A fast parameter optimization approach based on the inter-cluster induced distance in the feature space for support vector machines

Abstract

This paper focuses on the problem of optimizing the kernel and penalty parameters for SVM classifiers with Gaussian kernel. To reduce the computational overhead of inter-cluster distance in the feature space (ICDF) with a large number of candidate discretized values in a large interval in previous researches, in this paper, the new inter-cluster induced distance in the feature space (ICIDF) is proposed to guide the kernel parameter selection of SVMs, and the theorem that the ICIDF is a positive strictly unimodal function about Gaussian kernel parameter is firstly presented. Then, a fast parameter optimization approach including two stages is presented for SVMs according to this theorem. In the first stage, a modified golden section algorithm (MGSA) is proposed to obtain a shrunk value interval for kernel parameter in small amount of ICIDF calculations.
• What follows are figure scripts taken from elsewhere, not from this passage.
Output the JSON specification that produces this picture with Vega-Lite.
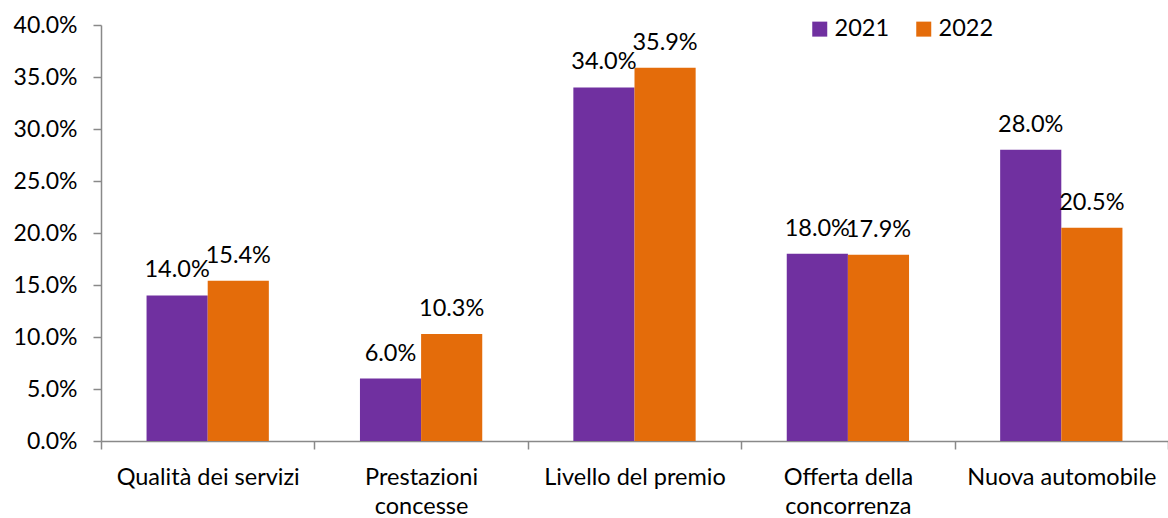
{
  "$schema": "https://vega.github.io/schema/vega-lite/v6.json",
  "autosize": {"type": "none"},
  "padding": {"left": 101, "top": 25, "right": 0, "bottom": 77},
  "width": 1067,
  "height": 416,
  "background": "white",
  "config": {
    "font": "Lato",
    "view": {"stroke": null}
  },
  "data": {
    "values": [
      {"cat": "Qualità dei servizi", "year": "2021", "v": 0.140},
      {"cat": "Qualità dei servizi", "year": "2022", "v": 0.154},
      {"cat": "Prestazioni|concesse", "year": "2021", "v": 0.060},
      {"cat": "Prestazioni|concesse", "year": "2022", "v": 0.103},
      {"cat": "Livello del premio", "year": "2021", "v": 0.340},
      {"cat": "Livello del premio", "year": "2022", "v": 0.359},
      {"cat": "Offerta della|concorrenza", "year": "2021", "v": 0.180},
      {"cat": "Offerta della|concorrenza", "year": "2022", "v": 0.179},
      {"cat": "Nuova automobile", "year": "2021", "v": 0.280},
      {"cat": "Nuova automobile", "year": "2022", "v": 0.205}
    ]
  },
  "encoding": {
    "x": {
      "field": "cat", "type": "nominal", "sort": null,
      "scale": {"paddingInner": 0, "paddingOuter": 0},
      "axis": {
        "title": null, "labelAngle": 0, "tickBand": "extent",
        "labelExpr": "split(datum.label, '|')",
        "labelFontSize": 23.5, "labelColor": "#000000", "labelLineHeight": 29,
        "labelPadding": 16, "tickSize": 8, "tickColor": "#898989",
        "domainColor": "#898989", "domainWidth": 1.5, "tickWidth": 1.5,
        "labelBaseline": "top", "labelLimit": 0, "labelOverlap": false
      }
    },
    "xOffset": {
      "field": "year", "type": "nominal",
      "scale": {"paddingInner": 0, "paddingOuter": 0.745}
    },
    "y": {
      "field": "v", "type": "quantitative",
      "scale": {"domain": [0, 0.4]},
      "axis": {
        "title": null, "format": ".1%", "values": [0, 0.05, 0.1, 0.15, 0.2, 0.25, 0.3, 0.35, 0.4],
        "grid": false, "labelFontSize": 23, "labelColor": "#000000",
        "labelPadding": 16, "tickSize": 8, "tickColor": "#898989",
        "domainColor": "#898989", "domainWidth": 1.5, "tickWidth": 1.5
      }
    }
  },
  "layer": [
    {
      "mark": {"type": "bar"},
      "encoding": {
        "color": {
          "field": "year", "type": "nominal",
          "scale": {"domain": ["2021", "2022"], "range": ["#7030A0", "#E46C0A"]},
          "legend": {
            "title": null, "orient": "none", "direction": "horizontal",
            "legendX": 707, "legendY": -8,
            "symbolType": "square", "symbolSize": 225, "symbolStrokeWidth": 0,
            "labelFontSize": 23.5, "labelColor": "#000000", "labelOffset": 3,
            "columnPadding": 22
          }
        }
      }
    },
    {
      "mark": {"type": "text", "baseline": "bottom", "dy": -13, "fontSize": 23.5, "color": "#000000"},
      "encoding": {
        "text": {"field": "v", "type": "quantitative", "format": ".1%"}
      }
    }
  ]
}
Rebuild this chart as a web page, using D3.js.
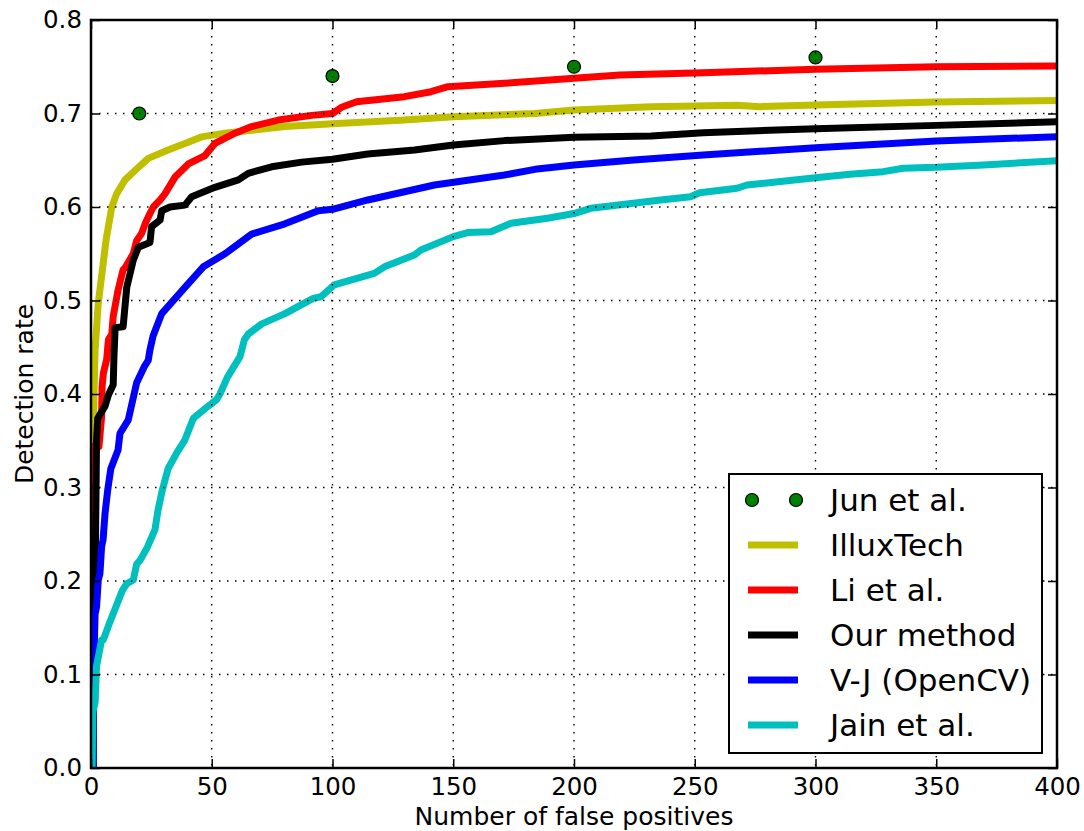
<!DOCTYPE html>
<html><head><meta charset="utf-8">
<script src="https://cdn.jsdelivr.net/npm/d3@7"></script>
<style>body{margin:0;background:#fff}svg{display:block;font-family:"DejaVu Sans",sans-serif}</style>
</head><body><svg id="c" width="1084" height="831"></svg>
<script>
const xTicks = [0, 50, 100, 150, 200, 250, 300, 350, 400];
const yTicks = [0.0, 0.1, 0.2, 0.3, 0.4, 0.5, 0.6, 0.7, 0.8];
const seriesNames = ["Jun et al.", "IlluxTech", "Li et al.", "Our method", "V-J (OpenCV)", "Jain et al."];
const seriesColors = ["#008000", "#bfbf00", "#ff0000", "#000000", "#0000ff", "#00bfbf"];

const junX = [20, 100, 200, 300];
const junY = [0.70, 0.74, 0.75, 0.76];

const illuxX = [0, 1.0, 1.2, 1.7, 3.0, 4.4, 6.2, 8.6, 10.6, 14.1, 18.2, 23.7, 31.9, 38.9, 45.8, 55.5, 66.5, 80.3, 100, 129.8, 150, 183.8, 200, 232, 250, 267.5, 277, 300, 350, 400];
const illuxY = [0.30, 0.344, 0.394, 0.447, 0.497, 0.526, 0.564, 0.600, 0.614, 0.629, 0.639, 0.652, 0.661, 0.668, 0.675, 0.679, 0.682, 0.686, 0.689, 0.693, 0.6966, 0.700, 0.7037, 0.7073, 0.708, 0.7087, 0.7073, 0.709, 0.7123, 0.714];

const liX = [0, 0.5, 0.8, 3.3, 4.4, 4.6, 5.1, 6.5, 7.2, 8.6, 9.2, 11.2, 13.3, 14.1, 17.5, 18.9, 21, 22.4, 24.4, 25.8, 28.6, 30.6, 34.8, 40.3, 47.2, 51.3, 59.6, 66.5, 77.6, 91.4, 100, 104, 110, 129.8, 140.8, 147.8, 171.2, 200, 219, 253.5, 300, 350, 400];
const liY = [0.16, 0.30, 0.344, 0.344, 0.376, 0.408, 0.422, 0.437, 0.458, 0.464, 0.483, 0.511, 0.533, 0.535, 0.550, 0.564, 0.572, 0.582, 0.593, 0.600, 0.6075, 0.614, 0.632, 0.646, 0.655, 0.668, 0.679, 0.686, 0.693, 0.698, 0.700, 0.707, 0.7126, 0.718, 0.7233, 0.7287, 0.7323, 0.7376, 0.7412, 0.7437, 0.7473, 0.750, 0.7508];

const ourX = [0, 1, 1.7, 2.3, 2.8, 5.8, 7.2, 9.2, 9.5, 10, 13.3, 14.8, 17.5, 19.6, 24.4, 25.1, 28.6, 29.3, 32.7, 38.9, 41.7, 51.3, 61, 65.1, 74.8, 87.2, 100, 114.6, 134, 150, 171.2, 200, 232, 253.5, 300, 350, 400];
const ourY = [0.0, 0.10, 0.20, 0.351, 0.374, 0.387, 0.399, 0.410, 0.440, 0.471, 0.472, 0.514, 0.543, 0.557, 0.562, 0.579, 0.586, 0.596, 0.600, 0.602, 0.611, 0.621, 0.629, 0.636, 0.643, 0.648, 0.651, 0.6567, 0.661, 0.6663, 0.671, 0.6745, 0.676, 0.6795, 0.6838, 0.6873, 0.6912];

const vjX = [1, 1.0, 1.7, 2.3, 3, 3.7, 4.4, 5, 5.8, 6.9, 8.2, 11.2, 12, 15.4, 18.9, 22, 23.7, 24.4, 25.7, 29.3, 38.9, 46.5, 55.5, 66.5, 80.3, 94.1, 100, 114.6, 142.2, 171.2, 183.8, 200, 224.7, 253.5, 300, 350, 400];
const vjY = [0.0, 0.094, 0.165, 0.172, 0.201, 0.208, 0.237, 0.244, 0.272, 0.297, 0.320, 0.340, 0.358, 0.372, 0.412, 0.429, 0.436, 0.447, 0.462, 0.486, 0.514, 0.536, 0.550, 0.571, 0.582, 0.596, 0.5975, 0.6075, 0.6235, 0.6342, 0.6403, 0.645, 0.6503, 0.6556, 0.6634, 0.6706, 0.6752];

const jainX = [0.5, 0.7, 1.7, 2.3, 4.4, 5.1, 7.5, 13, 14.8, 17.5, 18.9, 20.3, 23.3, 26.5, 27.7, 29.5, 31.9, 35.5, 38.9, 42.4, 48.5, 52, 53.4, 56.5, 61.7, 63.5, 65.1, 70.7, 80.3, 92, 95.2, 100.7, 117.3, 121.5, 133.9, 136.6, 150, 156, 165.6, 173.9, 189, 200, 206.9, 235.9, 248.3, 252, 267.5, 271.6, 300, 314.2, 328, 336.3, 350, 369.6, 400];
const jainY = [0.0, 0.059, 0.070, 0.109, 0.137, 0.137, 0.154, 0.190, 0.197, 0.201, 0.218, 0.222, 0.236, 0.255, 0.275, 0.297, 0.320, 0.337, 0.351, 0.374, 0.387, 0.394, 0.400, 0.418, 0.440, 0.458, 0.464, 0.475, 0.486, 0.5023, 0.504, 0.5166, 0.529, 0.536, 0.5487, 0.554, 0.5683, 0.5726, 0.5736, 0.5826, 0.588, 0.593, 0.5986, 0.6075, 0.611, 0.6153, 0.620, 0.6235, 0.6313, 0.635, 0.6378, 0.6414, 0.6424, 0.645, 0.6495];

const lineSeries = [
  {name: seriesNames[1], color: seriesColors[1], xs: illuxX, ys: illuxY},
  {name: seriesNames[2], color: seriesColors[2], xs: liX, ys: liY},
  {name: seriesNames[3], color: seriesColors[3], xs: ourX, ys: ourY},
  {name: seriesNames[4], color: seriesColors[4], xs: vjX, ys: vjY},
  {name: seriesNames[5], color: seriesColors[5], xs: jainX, ys: jainY}
];

const L = 91, R = 1057, T = 20, B = 768;
const svg = d3.select("#c");
const x = d3.scaleLinear().domain([0, 400]).range([L, R]);
const y = d3.scaleLinear().domain([0, 0.8]).range([B, T]);

svg.append("defs").append("clipPath").attr("id", "clip")
  .append("rect").attr("x", L).attr("y", T).attr("width", R - L).attr("height", B - T);

const plot = svg.append("g").attr("clip-path", "url(#clip)");
const line = d3.line().x(d => x(d[0])).y(d => y(d[1]));
lineSeries.forEach(s => {
  const pts = s.xs.map((v, i) => [v, s.ys[i]]);
  plot.append("path").datum(pts).attr("d", line)
    .attr("fill", "none").attr("stroke", s.color).attr("stroke-width", 7)
    .attr("stroke-linejoin", "round").attr("stroke-linecap", "butt");
});

// grid (on top, classic style)
const grid = svg.append("g");
xTicks.slice(1, -1).forEach(t => grid.append("line").attr("x1", x(t)).attr("x2", x(t)).attr("y1", T).attr("y2", B)
  .attr("stroke", "#000").attr("stroke-width", 1.4).attr("stroke-dasharray", "1.5,6.5"));
yTicks.slice(1, -1).forEach(t => grid.append("line").attr("y1", y(t)).attr("y2", y(t)).attr("x1", L).attr("x2", R)
  .attr("stroke", "#000").attr("stroke-width", 1.4).attr("stroke-dasharray", "1.5,6.5"));

// Jun et al. markers
plot.selectAll("circle.jun").data(junX.map((v, i) => [v, junY[i]])).enter().append("circle")
  .attr("cx", d => x(d[0])).attr("cy", d => y(d[1])).attr("r", 6.5)
  .attr("fill", seriesColors[0]).attr("stroke", "#000").attr("stroke-width", 1.2);

// axes with inward ticks on all sides
const tl = 9;
const fmtY = d3.format(".1f");
const axB = svg.append("g").attr("transform", `translate(0,${B})`).call(d3.axisBottom(x).tickValues(xTicks).tickSizeInner(-tl).tickSizeOuter(0).tickPadding(14).tickFormat(d3.format("d")));
const axT = svg.append("g").attr("transform", `translate(0,${T})`).call(d3.axisTop(x).tickValues(xTicks).tickSizeInner(-tl).tickSizeOuter(0).tickFormat(""));
const axL = svg.append("g").attr("transform", `translate(${L},0)`).call(d3.axisLeft(y).tickValues(yTicks).tickSizeInner(-tl).tickSizeOuter(0).tickPadding(9).tickFormat(fmtY));
const axR = svg.append("g").attr("transform", `translate(${R},0)`).call(d3.axisRight(y).tickValues(yTicks).tickSizeInner(-tl).tickSizeOuter(0).tickFormat(""));
[axB, axT, axL, axR].forEach(a => {
  a.select(".domain").remove();
  a.selectAll(".tick line").attr("stroke", "#000").attr("stroke-width", 1.5);
  a.selectAll("text").attr("font-size", 24.5).attr("font-family", "DejaVu Sans").attr("fill", "#000");
});
axB.selectAll("text").attr("dy", "0.71em").attr("y", 10);
svg.append("rect").attr("x", L).attr("y", T).attr("width", R - L).attr("height", B - T)
  .attr("fill", "none").attr("stroke", "#000").attr("stroke-width", 2.5);

svg.append("text").attr("x", (L + R) / 2).attr("y", 825).attr("text-anchor", "middle")
  .attr("font-size", 25).text("Number of false positives");
svg.append("text").attr("transform", `translate(33,${(T + B) / 2}) rotate(-90)`).attr("text-anchor", "middle")
  .attr("font-size", 25).text("Detection rate");

// legend
const lg = svg.append("g");
lg.append("rect").attr("x", 729).attr("y", 474).attr("width", 313).attr("height", 279)
  .attr("fill", "#fff").attr("stroke", "#000").attr("stroke-width", 2);
seriesNames.forEach((n, i) => {
  const cy = 500 + i * 45;
  if (i === 0) {
    [752, 796].forEach(cx => lg.append("circle").attr("cx", cx).attr("cy", cy).attr("r", 6.5)
      .attr("fill", seriesColors[0]).attr("stroke", "#000").attr("stroke-width", 1.2));
  } else {
    lg.append("line").attr("x1", 748).attr("x2", 798).attr("y1", cy).attr("y2", cy)
      .attr("stroke", seriesColors[i]).attr("stroke-width", 7);
  }
  lg.append("text").attr("x", 830).attr("y", cy).attr("dy", "0.36em").attr("font-size", 31).text(n);
});
</script></body></html>
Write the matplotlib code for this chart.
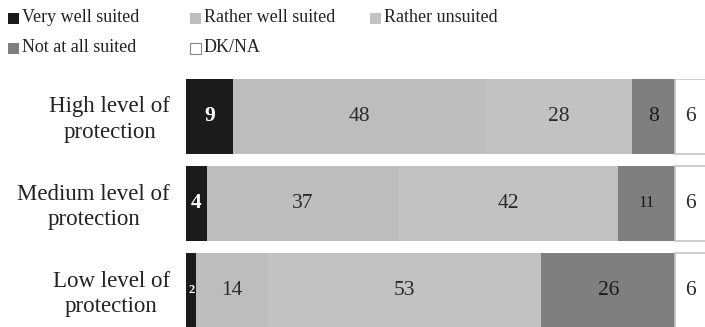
import matplotlib
matplotlib.use("Agg")
import matplotlib.pyplot as plt
from matplotlib.patches import Rectangle
from matplotlib.transforms import blended_transform_factory
import numpy as np

SERIF = ['Liberation Serif', 'DejaVu Serif']
plt.rcParams['font.family'] = SERIF

categories = ["High level of\nprotection", "Medium level of\nprotection", "Low level of\nprotection"]
series_names = ["Very well suited", "Rather well suited", "Rather unsuited", "Not at all suited", "DK/NA"]
very_well = [9, 4, 2]
rather_well = [48, 37, 14]
rather_unsuited = [28, 42, 53]
not_at_all = [8, 11, 26]
dk_na = [6, 6, 6]

series = [very_well, rather_well, rather_unsuited, not_at_all, dk_na]
colors = ["#1b1b1b", "#bdbdbd", "#c2c2c2", "#7f7f7f", "#ffffff"]
edges = ["none", "none", "none", "none", "#c4c4c4"]
text_colors = ["white", "#2a2a2a", "#2a2a2a", "#1a1a1a", "#2a2a2a"]
text_weights = ["bold", "normal", "normal", "normal", "normal"]

# each row is scaled to a 100% total
data = np.array(series, dtype=float)
shares = data / data.sum(axis=0) * 100

fig = plt.figure(figsize=(7.05, 3.27), dpi=100)
ax = fig.add_axes([186 / 705, 0, 519 / 705, 1 - 79 / 327])

y = np.arange(len(categories))
left = np.zeros(len(categories))
bar_h = 0.86
for vals, widths, col, ec, tc, tw in zip(data, shares, colors, edges, text_colors, text_weights):
    ax.barh(y, widths, left=left, height=bar_h, color=col, edgecolor=ec,
            linewidth=1.2 if ec != "none" else 0)
    for yi, (l, w, v) in enumerate(zip(left, widths, vals)):
        size = 15.5
        if v <= 2:
            size = 9
        elif 10 <= v <= 12:
            size = 12
        ax.text(l + w / 2, yi, f"{int(v)}", ha="center", va="center",
                color=tc, fontsize=size, fontweight=tw, family=SERIF)
    left += widths

ax.set_xlim(0, 99.8)
ax.set_ylim(2.42, -0.43)
ax.set_yticks([])
ax.set_xticks([])
for s in ax.spines.values():
    s.set_visible(False)

# category names, right-aligned beside each bar
label_tr = blended_transform_factory(ax.transAxes, ax.transData)
for yi, cat in zip(y, categories):
    ax.text(-16 / 519, yi + 0.04, cat, transform=label_tr, ha="right", va="center",
            multialignment="center", fontsize=16.5, color="#222222",
            linespacing=1.3, family=SERIF, clip_on=False)

# legend laid out in two rows
legend_pos = [(8, 18), (190, 18), (370, 18), (8, 48), (190, 48)]
for name, col, (px, py) in zip(series_names, colors, legend_pos):
    fx, fy = px / 705, 1 - py / 327
    fig.patches.append(Rectangle((fx, fy - 5.5 / 327), 11 / 705, 11 / 327,
                                 transform=fig.transFigure, facecolor=col,
                                 edgecolor="#888888" if col == "#ffffff" else "none",
                                 linewidth=0.8))
    fig.text(fx + 14 / 705, fy, name, ha="left", va="center", fontsize=13,
             color="#222222", family=SERIF)

fig.savefig("out.png", dpi=100)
In the second stage, a differential evolutionary algorithm (BBDE or SADE) is applied to select the best parameter combination for SVM in the shrunk interval of kernel parameter obtained by MGSA and a given interval of penalty parameter. Experiments for benchmark datasets illustrate that the training time of SVM models can significantly shortened by our approach, while the testing accuracy of the trained SVMs is competitive.